Thatcher, who felt that women (and indeed all people) should be promoted only through merit, also would have scoffed at Clinton supporters' notion that the time has come for a woman president (as long as it's a woman like Clinton). Douglas Hurd, who served as Thatcher's minister for Europe, home secretary and foreign secretary, said that "She wasn't a feminist. All that line of argument left her cold." On criticism that Thatcher didn't have enough women in her government, Hurd rightly noted that "That wasn't her job for heaven's sake," he said. "She wanted to appoint the best people."

Certainly on policy ideas, Thatcher and Fiorina hold similar tenets — the traditional, sound conservative principles of free markets, small government and a strong national defense. In a recent interview, Fiorina could have been channeling the Iron Lady when she said that "conservative principles work better for everyone, conservative principles work better to lift people up, to grow our economy, to take people out of poverty, to unlock people's potential."

Thatcher made a career of lifting up her nation via conservative principles. She restored strength in crippled British industry and ensured a seat at the foreign policy table for Britain, disproportionate to its size. In fact, current British Prime Minister David Cameron has said of Thatcher: "[S]he didn’t just lead our country; she saved our country."

Sadly the world is shifting away from the achievements of Thatcher, with most nations experiencing a bloating of the state's share of the economy, increased regulation and  a general rejection of free-market thinking.
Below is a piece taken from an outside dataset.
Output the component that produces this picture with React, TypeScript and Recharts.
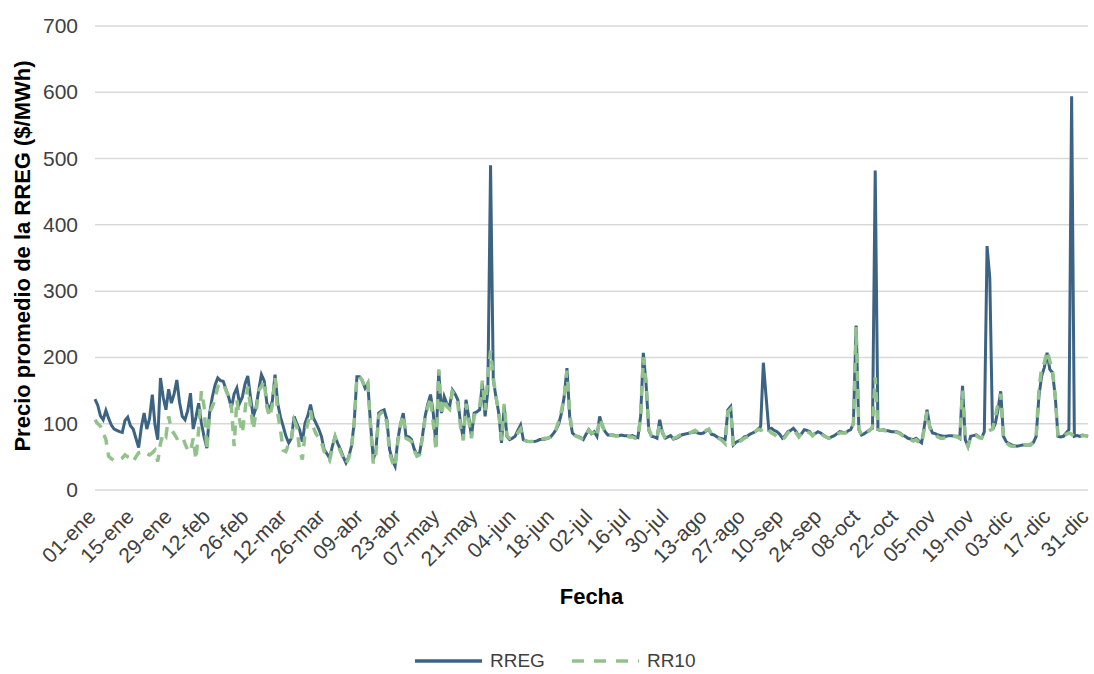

We must reverse this bad trend. The Economist tells us that "This is a crucial time to hang on to Margaret Thatcher's central perception — that for countries to flourish, people need to push back against the advance of the state. What the world needs now is more Thatcherism, not less."

Now more than ever, our country needs saving, and armed with many Thatcherite ideas and principles as well as those of her own, Carly Fiorina may be just the Iron Lady who is up to the task.

Cohen, head of the New York office of Off the Record Strategies and New York director of the Anglosphere Society, spent years advising the U.S. House of Representatives Foreign Affairs Committee on Western European affairs and was founding executive director of the House United Kingdom Caucus.